▸ What the exercise asks
Using the data below, output the first line and every line after it up to and including the line containing "const xTicks = [0, 0.5, 1.0, 1.5, 2.0];", exactly as written and with nothing added.

▸ Supplied material
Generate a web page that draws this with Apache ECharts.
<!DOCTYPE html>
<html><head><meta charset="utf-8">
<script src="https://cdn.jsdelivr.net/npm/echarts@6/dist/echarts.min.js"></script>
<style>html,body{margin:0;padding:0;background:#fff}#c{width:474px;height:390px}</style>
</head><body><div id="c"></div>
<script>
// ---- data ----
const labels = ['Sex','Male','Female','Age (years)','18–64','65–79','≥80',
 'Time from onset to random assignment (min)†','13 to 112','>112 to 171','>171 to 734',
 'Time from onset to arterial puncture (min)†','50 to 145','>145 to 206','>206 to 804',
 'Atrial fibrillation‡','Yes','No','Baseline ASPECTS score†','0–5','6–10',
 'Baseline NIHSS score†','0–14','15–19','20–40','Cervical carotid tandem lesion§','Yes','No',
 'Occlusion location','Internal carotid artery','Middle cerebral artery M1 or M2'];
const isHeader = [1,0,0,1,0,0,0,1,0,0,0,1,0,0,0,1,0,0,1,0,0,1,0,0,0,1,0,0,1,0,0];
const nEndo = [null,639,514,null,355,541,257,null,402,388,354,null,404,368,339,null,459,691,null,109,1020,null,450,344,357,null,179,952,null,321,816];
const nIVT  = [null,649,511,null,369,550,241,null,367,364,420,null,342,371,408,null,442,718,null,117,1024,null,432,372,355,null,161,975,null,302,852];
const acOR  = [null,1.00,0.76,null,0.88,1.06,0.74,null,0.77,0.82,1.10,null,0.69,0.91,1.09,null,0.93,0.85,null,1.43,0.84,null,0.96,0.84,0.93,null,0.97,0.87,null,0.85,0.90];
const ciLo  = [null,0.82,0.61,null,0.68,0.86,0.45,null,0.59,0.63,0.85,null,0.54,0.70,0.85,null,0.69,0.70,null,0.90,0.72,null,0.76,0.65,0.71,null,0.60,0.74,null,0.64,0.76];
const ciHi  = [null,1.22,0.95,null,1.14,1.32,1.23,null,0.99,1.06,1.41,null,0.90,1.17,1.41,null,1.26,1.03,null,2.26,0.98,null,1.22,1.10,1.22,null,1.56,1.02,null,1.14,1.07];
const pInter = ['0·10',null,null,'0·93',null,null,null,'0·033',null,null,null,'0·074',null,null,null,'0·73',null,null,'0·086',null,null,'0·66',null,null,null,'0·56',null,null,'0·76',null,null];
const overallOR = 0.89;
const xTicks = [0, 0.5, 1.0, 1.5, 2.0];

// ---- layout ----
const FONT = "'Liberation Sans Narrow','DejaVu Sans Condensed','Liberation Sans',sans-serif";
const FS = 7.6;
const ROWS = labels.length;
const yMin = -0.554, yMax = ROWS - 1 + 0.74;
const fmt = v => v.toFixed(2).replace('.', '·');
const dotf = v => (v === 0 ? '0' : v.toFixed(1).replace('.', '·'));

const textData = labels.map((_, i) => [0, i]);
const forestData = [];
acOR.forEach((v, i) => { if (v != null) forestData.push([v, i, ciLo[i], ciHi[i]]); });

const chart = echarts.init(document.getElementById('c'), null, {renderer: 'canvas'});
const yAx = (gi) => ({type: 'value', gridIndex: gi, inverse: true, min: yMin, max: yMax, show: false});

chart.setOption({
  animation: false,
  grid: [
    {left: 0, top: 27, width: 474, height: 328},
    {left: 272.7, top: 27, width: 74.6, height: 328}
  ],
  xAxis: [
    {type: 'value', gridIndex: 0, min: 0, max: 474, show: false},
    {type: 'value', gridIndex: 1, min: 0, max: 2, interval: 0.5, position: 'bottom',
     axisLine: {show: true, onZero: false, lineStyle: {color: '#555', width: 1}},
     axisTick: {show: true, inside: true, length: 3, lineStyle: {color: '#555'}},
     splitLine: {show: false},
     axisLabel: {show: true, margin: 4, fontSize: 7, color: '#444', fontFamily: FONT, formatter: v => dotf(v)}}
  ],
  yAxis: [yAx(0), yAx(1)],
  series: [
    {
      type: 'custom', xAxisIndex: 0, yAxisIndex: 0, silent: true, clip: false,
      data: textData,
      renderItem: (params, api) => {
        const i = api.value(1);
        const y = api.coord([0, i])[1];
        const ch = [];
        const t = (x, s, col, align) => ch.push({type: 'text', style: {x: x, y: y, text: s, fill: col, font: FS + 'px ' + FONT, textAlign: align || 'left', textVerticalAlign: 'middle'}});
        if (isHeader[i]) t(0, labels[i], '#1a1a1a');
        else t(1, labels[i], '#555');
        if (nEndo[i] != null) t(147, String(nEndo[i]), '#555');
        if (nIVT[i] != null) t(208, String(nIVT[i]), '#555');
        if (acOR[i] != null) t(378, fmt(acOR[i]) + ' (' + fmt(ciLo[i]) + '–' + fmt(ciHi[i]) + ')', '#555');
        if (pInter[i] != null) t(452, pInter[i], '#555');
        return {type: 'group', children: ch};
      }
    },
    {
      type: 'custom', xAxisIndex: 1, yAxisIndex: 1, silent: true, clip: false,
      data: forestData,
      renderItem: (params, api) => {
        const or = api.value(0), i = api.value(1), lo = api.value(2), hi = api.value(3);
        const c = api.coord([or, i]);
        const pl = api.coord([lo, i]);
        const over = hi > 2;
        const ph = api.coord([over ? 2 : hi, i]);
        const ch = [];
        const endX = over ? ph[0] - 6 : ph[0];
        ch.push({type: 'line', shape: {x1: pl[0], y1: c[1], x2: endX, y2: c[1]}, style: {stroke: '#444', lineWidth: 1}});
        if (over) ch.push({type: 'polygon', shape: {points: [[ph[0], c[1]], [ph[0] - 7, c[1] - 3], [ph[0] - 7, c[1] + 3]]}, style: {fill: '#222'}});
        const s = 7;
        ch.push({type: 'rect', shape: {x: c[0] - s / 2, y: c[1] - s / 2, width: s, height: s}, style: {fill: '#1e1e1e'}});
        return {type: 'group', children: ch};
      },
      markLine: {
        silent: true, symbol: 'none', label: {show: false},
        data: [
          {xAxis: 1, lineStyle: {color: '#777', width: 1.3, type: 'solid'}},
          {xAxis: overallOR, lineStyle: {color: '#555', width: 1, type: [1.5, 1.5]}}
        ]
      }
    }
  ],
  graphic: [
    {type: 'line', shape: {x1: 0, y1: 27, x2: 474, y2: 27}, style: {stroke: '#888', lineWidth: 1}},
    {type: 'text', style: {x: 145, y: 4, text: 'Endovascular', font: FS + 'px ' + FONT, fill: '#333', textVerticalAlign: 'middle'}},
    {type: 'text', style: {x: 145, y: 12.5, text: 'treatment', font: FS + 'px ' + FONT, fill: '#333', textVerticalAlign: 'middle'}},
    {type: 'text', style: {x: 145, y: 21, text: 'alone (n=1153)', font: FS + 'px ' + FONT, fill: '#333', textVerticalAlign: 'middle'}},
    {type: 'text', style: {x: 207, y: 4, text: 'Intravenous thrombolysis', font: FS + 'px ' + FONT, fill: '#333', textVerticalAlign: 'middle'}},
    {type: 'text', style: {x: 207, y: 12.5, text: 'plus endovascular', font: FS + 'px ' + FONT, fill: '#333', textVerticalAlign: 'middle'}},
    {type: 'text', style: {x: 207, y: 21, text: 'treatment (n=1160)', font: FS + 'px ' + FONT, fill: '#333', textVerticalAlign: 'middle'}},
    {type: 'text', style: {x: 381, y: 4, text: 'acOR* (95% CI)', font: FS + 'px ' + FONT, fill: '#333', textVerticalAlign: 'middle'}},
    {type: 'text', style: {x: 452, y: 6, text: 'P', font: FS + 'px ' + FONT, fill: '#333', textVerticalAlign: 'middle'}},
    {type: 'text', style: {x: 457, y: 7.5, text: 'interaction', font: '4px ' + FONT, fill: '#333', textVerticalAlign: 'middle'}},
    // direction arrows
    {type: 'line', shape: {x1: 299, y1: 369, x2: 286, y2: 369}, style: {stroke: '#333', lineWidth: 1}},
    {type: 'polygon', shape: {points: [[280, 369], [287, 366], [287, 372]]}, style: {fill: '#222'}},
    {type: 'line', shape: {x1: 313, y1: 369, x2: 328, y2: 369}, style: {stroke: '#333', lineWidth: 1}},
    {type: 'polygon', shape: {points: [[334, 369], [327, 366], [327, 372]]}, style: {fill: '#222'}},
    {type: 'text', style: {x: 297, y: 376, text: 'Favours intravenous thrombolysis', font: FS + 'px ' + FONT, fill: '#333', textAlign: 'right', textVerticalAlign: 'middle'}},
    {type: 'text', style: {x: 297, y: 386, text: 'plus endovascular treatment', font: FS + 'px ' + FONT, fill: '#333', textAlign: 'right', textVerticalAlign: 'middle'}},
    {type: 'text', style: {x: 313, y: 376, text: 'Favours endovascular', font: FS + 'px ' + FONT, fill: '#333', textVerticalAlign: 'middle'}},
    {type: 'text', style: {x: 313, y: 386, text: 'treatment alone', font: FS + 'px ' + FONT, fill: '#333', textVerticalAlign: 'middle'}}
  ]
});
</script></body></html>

▸ Expected answer
Generate a web page that draws this with Apache ECharts.
<!DOCTYPE html>
<html><head><meta charset="utf-8">
<script src="https://cdn.jsdelivr.net/npm/echarts@6/dist/echarts.min.js"></script>
<style>html,body{margin:0;padding:0;background:#fff}#c{width:474px;height:390px}</style>
</head><body><div id="c"></div>
<script>
// ---- data ----
const labels = ['Sex','Male','Female','Age (years)','18–64','65–79','≥80',
 'Time from onset to random assignment (min)†','13 to 112','>112 to 171','>171 to 734',
 'Time from onset to arterial puncture (min)†','50 to 145','>145 to 206','>206 to 804',
 'Atrial fibrillation‡','Yes','No','Baseline ASPECTS score†','0–5','6–10',
 'Baseline NIHSS score†','0–14','15–19','20–40','Cervical carotid tandem lesion§','Yes','No',
 'Occlusion location','Internal carotid artery','Middle cerebral artery M1 or M2'];
const isHeader = [1,0,0,1,0,0,0,1,0,0,0,1,0,0,0,1,0,0,1,0,0,1,0,0,0,1,0,0,1,0,0];
const nEndo = [null,639,514,null,355,541,257,null,402,388,354,null,404,368,339,null,459,691,null,109,1020,null,450,344,357,null,179,952,null,321,816];
const nIVT  = [null,649,511,null,369,550,241,null,367,364,420,null,342,371,408,null,442,718,null,117,1024,null,432,372,355,null,161,975,null,302,852];
const acOR  = [null,1.00,0.76,null,0.88,1.06,0.74,null,0.77,0.82,1.10,null,0.69,0.91,1.09,null,0.93,0.85,null,1.43,0.84,null,0.96,0.84,0.93,null,0.97,0.87,null,0.85,0.90];
const ciLo  = [null,0.82,0.61,null,0.68,0.86,0.45,null,0.59,0.63,0.85,null,0.54,0.70,0.85,null,0.69,0.70,null,0.90,0.72,null,0.76,0.65,0.71,null,0.60,0.74,null,0.64,0.76];
const ciHi  = [null,1.22,0.95,null,1.14,1.32,1.23,null,0.99,1.06,1.41,null,0.90,1.17,1.41,null,1.26,1.03,null,2.26,0.98,null,1.22,1.10,1.22,null,1.56,1.02,null,1.14,1.07];
const pInter = ['0·10',null,null,'0·93',null,null,null,'0·033',null,null,null,'0·074',null,null,null,'0·73',null,null,'0·086',null,null,'0·66',null,null,null,'0·56',null,null,'0·76',null,null];
const overallOR = 0.89;
const xTicks = [0, 0.5, 1.0, 1.5, 2.0];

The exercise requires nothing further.